Nous estimons que ces mesures sont essentielles à la protection des droits humains et de l’état de droit en Europe. Les institutions du Conseil de l’Europe et de l’Union européenne jouent également un rôle crucial dans la protection des droits humains relative au droit et à aux politiques de l’Europe en matière de contre-terrorisme ; ces institutions doivent continuer à surveiller et évaluer les allégations de « restitutions » et de détention secrète.
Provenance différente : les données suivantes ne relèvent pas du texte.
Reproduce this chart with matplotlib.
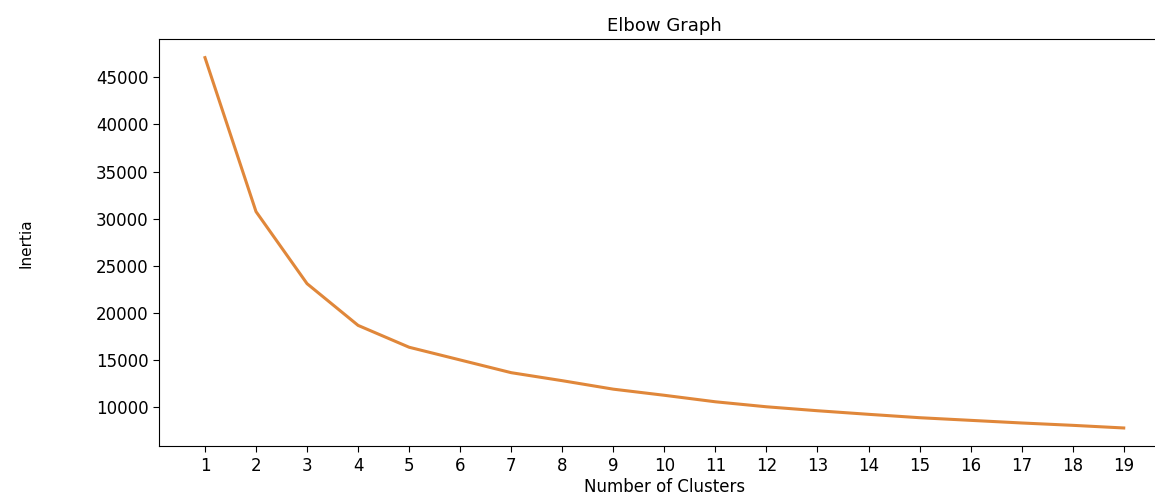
import numpy as np
import matplotlib
matplotlib.use('Agg')
import matplotlib.pyplot as plt

# number of clusters tried and the resulting inertia
clusters = list(range(1, 20))
inertia = [47100, 30750, 23100, 18670, 16350, 15000, 13650, 12800, 11900,
           11250, 10560, 10030, 9610, 9230, 8870, 8590, 8310, 8060, 7780]

plt.rcParams['font.family'] = 'DejaVu Sans'

fig = plt.figure(figsize=(11.55, 4.95), dpi=100)
# right edge of the axes runs past the picture, as in the original
ax = fig.add_axes([0.1377, 0.098, 0.875, 0.823])

ax.plot(clusters, inertia, color='#e0873a', linewidth=2.2)
ax.set_xticks(clusters)
ax.set_title('Elbow Graph', fontsize=13)
ax.set_xlabel('Number of Clusters', fontsize=12, labelpad=2)
ax.set_ylabel('Inertia', fontsize=11)
ax.yaxis.set_label_coords(-0.124, 0.5)
ax.tick_params(axis='both', labelsize=12, length=4)

fig.savefig('out.png', dpi=100)
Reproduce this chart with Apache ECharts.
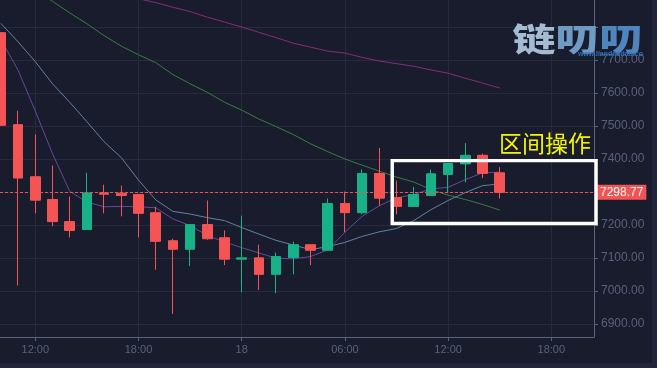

Elles doivent mettre en place des mécanismes pour examiner la mise en œuvre à l’échelle nationale des recommandations formulées dans le rapport du sénateur Marty, et doivent en particulier surveiller les enquêtes au niveau national, et évaluer les progrès accomplis dans les changements nécessaires au droit et à la pratique de chaque pays. Les institutions européennes doivent recevoir les pouvoirs et les ressources nécessaires pour s’acquitter de ces tâches de manière efficace. Les violations des droits humains fondamentaux facilitées par l’implication de certains gouvernements dans les « restitutions » et détentions secrètes ne doivent plus se reproduire.